Ensinamos-lhe como obter respostas por meio da oração. Fazia mais de 30 anos que ele não orava: a última vez fora uma reza recitada numa igreja quando ainda era criança. Depois de falarmos sobre as respostas do Espírito, ele nos perguntou que sensações o Espírito proporcionava. Como varia de uma pessoa para outra, ambos contamos como nos sentimos. Eu disse a ele que, em meu caso, é como a sensação de ser abraçado pela mãe depois de passar muito tempo sem a ver. Senti-me inspirado a prometer-lhe que ele sentiria a mesma coisa: algo como o abraço de sua mãe, ausente de sua vida havia tanto tempo.
Perguntamos se poderíamos orar com ele. Ele ficou bastante confuso e perguntou: “Agora? Aqui no parque?”
“Podemos orar sempre que quisermos, onde quisermos”, respondi. “Deus deseja que entremos em contato com Ele e está particularmente ansioso para ouvi-lo, pois já faz muito tempo que você não o procura.”
Ele nunca ouvira antes uma oração que não fosse uma reza memorizada para um santo, então estava bastante ansioso para ver como era. Inclinamos a cabeça, e meu companheiro fez a oração por nosso novo amigo, Alfio, e pediu bênçãos, ajuda e consolo para ele. Pediu que Alfio sentisse a confirmação de que sua família estava bem e de que Deus realmente existia. Terminamos nossa oração, e Alfio arregalou os olhou para nós.
“Preciso contar-lhes algo”, anunciou. “Não sou de mentir, principalmente sobre algo assim. Tenho a sensação de acabar de ganhar um abraço enorme de minha mãe. Faz muitíssimo tempo que não sou abraçado por ninguém. Foi muito gostoso. Quero saber como posso sentir isso de novo, pois quero mais abraços assim.”

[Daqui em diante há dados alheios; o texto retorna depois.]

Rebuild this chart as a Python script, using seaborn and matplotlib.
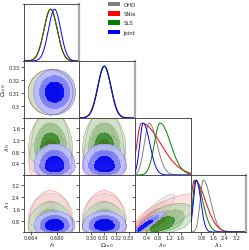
import numpy as np
import pandas as pd
import seaborn as sns
import matplotlib.pyplot as plt
from matplotlib.patches import Patch
from matplotlib.colors import to_rgb

sns.set_style('ticks')
plt.rcParams['font.family'] = ['DejaVu Sans']
plt.rcParams['mathtext.fontset'] = 'dejavusans'

datasets = ['OHD', 'SNIa', 'SLS', 'Joint']
colors = ['#808080', '#ff0000', '#008000', '#0000ff']

param_labels = [r'$h$', r'$\Omega_{m0}$', r'$\lambda_0$', r'$\lambda_1$']
param_ranges = [(0.6595, 0.6932), (0.2905, 0.3350), (0.0, 1.95), (0.05, 3.90)]
param_ticks = [[0.664, 0.680], [0.30, 0.31, 0.32, 0.33], [0.4, 0.8, 1.2, 1.6], [0.8, 1.6, 2.4, 3.2]]
xtick_labels = [['0.664', '0.680'], ['0.30', '0.31', '0.32', '0.33'],
                ['0.4', '0.8', '1.2', '1.6'], ['0.8', '1.6', '2.4', '3.2']]
ytick_labels = [None, ['0.3', '0.31', '0.32', '0.33'],
                ['0.4', '0.8', '1.2', '1.6'], ['0.8', '1.6', '2.4', '3.2']]

# posterior peak and left / right widths (OHD, SNIa, SLS, Joint)
h_peak = [0.6759, 0.6759, 0.6759, 0.6783]
h_sig_lo = [0.0040, 0.0040, 0.0040, 0.0037]
h_sig_hi = [0.0040, 0.0040, 0.0040, 0.0037]
om_peak = [0.3105, 0.3105, 0.3105, 0.3107]
om_sig_lo = [0.0052, 0.0052, 0.0052, 0.0052]
om_sig_hi = [0.0052, 0.0052, 0.0052, 0.0052]
lam0_peak = [0.50, 0.23, 0.88, 0.29]
lam0_sig_lo = [0.17, 0.16, 0.20, 0.12]
lam0_sig_hi = [0.27, 0.67, 0.37, 0.23]
lam1_peak = [0.93, 0.32, 0.38, 0.45]
lam1_sig_lo = [0.22, 0.25, 0.18, 0.20]
lam1_sig_hi = [0.50, 0.75, 0.50, 0.30]

# correlation between lambda0 and lambda1 seen in the 2D panel
rho_lam01 = [0.90, 0.85, 0.60, 0.95]

contour_mass = [0.68, 0.95, 0.997]
fill_alpha = [0.55, 0.45, 0.7, 0.9]

peaks = [h_peak, om_peak, lam0_peak, lam1_peak]
sig_lo = [h_sig_lo, om_sig_lo, lam0_sig_lo, lam1_sig_lo]
sig_hi = [h_sig_hi, om_sig_hi, lam0_sig_hi, lam1_sig_hi]

z_tab = np.linspace(-9, 9, 6001)
Phi_tab = np.cumsum(np.exp(-0.5 * z_tab ** 2))
Phi_tab /= Phi_tab[-1]


def marginal(p, k, x):
    m, lo, hi = peaks[p][k], sig_lo[p][k], sig_hi[p][k]
    s = np.where(x < m, lo, hi)
    return np.exp(-0.5 * ((x - m) / s) ** 2)


def gauss_score(p, k, x):
    # split-normal cdf mapped to a standard normal score
    m, lo, hi = peaks[p][k], sig_lo[p][k], sig_hi[p][k]
    left = 2 * lo / (lo + hi) * np.interp((x - m) / lo, z_tab, Phi_tab)
    right = (lo + hi * (2 * np.interp((x - m) / hi, z_tab, Phi_tab) - 1)) / (lo + hi)
    cdf = np.where(x < m, left, right)
    return np.interp(np.clip(cdf, 1e-9, 1 - 1e-9), Phi_tab, z_tab)


def corr(i, j, k):
    if {i, j} == {2, 3}:
        return rho_lam01[k]
    return 0.0


def level_colors(col, a):
    # inner level in full colour, each outer level paler
    c = np.array(to_rgb(col))
    mid = c * 0.5 + 0.5
    out = mid * 0.5 + 0.5
    return [tuple(out) + (a,), tuple(mid) + (a,), tuple(c) + (a,)]


n = 160
grids = [np.linspace(a, b, n) for a, b in param_ranges]

W, H = 249.0, 251.0
col_left = [23.5, 79.2, 134.9, 190.6]
row_top = [5.0, 62.0, 119.0, 176.0]
pw, ph = 55.7, 57.0
ylabel_x = [None, -0.27, -0.21, -0.21]

fig = plt.figure(figsize=(2.49, 2.51), dpi=100)


def add_panel(r, c):
    return fig.add_axes([col_left[c] / W, 1 - (row_top[r] + ph) / H, pw / W, ph / H])


def style(ax):
    ax.tick_params(direction='out', length=2, width=0.5, labelsize=3.6, pad=0.5, colors='#222222')
    for s in ax.spines.values():
        s.set_linewidth(0.6)
        s.set_color('#333333')


for r in range(4):
    for c in range(r + 1):
        ax = add_panel(r, c)
        style(ax)
        ax.set_xlim(param_ranges[c])
        ax.set_xticks(param_ticks[c])
        if r == 3:
            ax.set_xticklabels(xtick_labels[c])
        else:
            ax.set_xticklabels([])

        if r == c:
            x = grids[c]
            frames = []
            for k, d in enumerate(datasets):
                f = marginal(c, k, x)
                frames.append(pd.DataFrame({'x': x, 'p': f / f.max(), 'dataset': d}))
            df = pd.concat(frames, ignore_index=True)
            sns.lineplot(data=df, x='x', y='p', hue='dataset', hue_order=datasets,
                         palette=colors, estimator=None, sort=False, legend=False,
                         lw=0.7, ax=ax)
            ax.set_ylim(0, 1.1)
            ax.set_yticks([])
            ax.set_ylabel('')
            ax.set_xlabel('')
            if c != 2:
                ax.spines['right'].set_color('#aaaaaa')
                ax.spines['right'].set_linewidth(1.6)
        else:
            x, y = grids[c], grids[r]
            X, Y = np.meshgrid(x, y)
            for k, d in enumerate(datasets):
                fx, fy = marginal(c, k, x), marginal(r, k, y)
                ux, uy = gauss_score(c, k, x), gauss_score(r, k, y)
                rho = corr(c, r, k)
                U, V = np.meshgrid(ux, uy)
                cop = np.exp(-(rho ** 2 * (U ** 2 + V ** 2) - 2 * rho * U * V) / (2 * (1 - rho ** 2)))
                P = fy[:, None] * fx[None, :] * cop
                flat = np.sort(P.ravel())[::-1]
                cum = np.cumsum(flat) / flat.sum()
                lev = [flat[np.searchsorted(cum, m)] for m in contour_mass]
                levels = [lev[2], lev[1], lev[0], P.max() * 1.01]
                ax.contourf(X, Y, P, levels=levels, colors=level_colors(colors[k], fill_alpha[k]))
                ax.contour(X, Y, P, levels=levels[:1], colors=[colors[k]], linewidths=0.3, alpha=0.4)
            ax.set_ylim(param_ranges[r])
            ax.set_yticks(param_ticks[r])
            if c == 0:
                ax.set_yticklabels(ytick_labels[r])
                ax.set_ylabel(param_labels[r], fontsize=4.6)
                ax.yaxis.set_label_coords(ylabel_x[r], 0.5)
            else:
                ax.set_yticklabels([])

        if r == 3:
            ax.set_xlabel(param_labels[c], fontsize=4.6)
            ax.xaxis.set_label_coords(0.5, -0.14)

handles = [Patch(facecolor=col, edgecolor='none', label=d) for d, col in zip(datasets, colors)]
fig.legend(handles=handles, loc='upper left', bbox_to_anchor=(108 / W, 1 - 3 / H),
           frameon=False, fontsize=3.9, handlelength=2.3, handleheight=0.9,
           labelspacing=0.75, handletextpad=0.6, borderaxespad=0, borderpad=0)

fig.savefig('out.png', dpi=100)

No dia seguinte, nós nos reunimos com ele de novo. Alfio sentou-se perto de nós no mesmo banco e disse: “Élderes, venho andando de cabeça baixa a vida inteira, escondendo o rosto com um capuz, olhando para o chão. Nunca, nunca mesmo, andei com a cabeça erguida. Desde a oração de ontem, venho andando de cabeça erguida, olhando para tudo a meu redor. Este mundo é lindo”.
Nem é preciso dizer que continuamos a rever Alfio para levar à vida dele mais abraços, mais luz e mais desejo de olhar para o alto. O homem de fisionomia hostil sentado no banco, que parecia que ia nos odiar, era na verdade uma alma que estava fazendo um apelo, suplicando para sentir de novo o amor de seu Pai Celestial.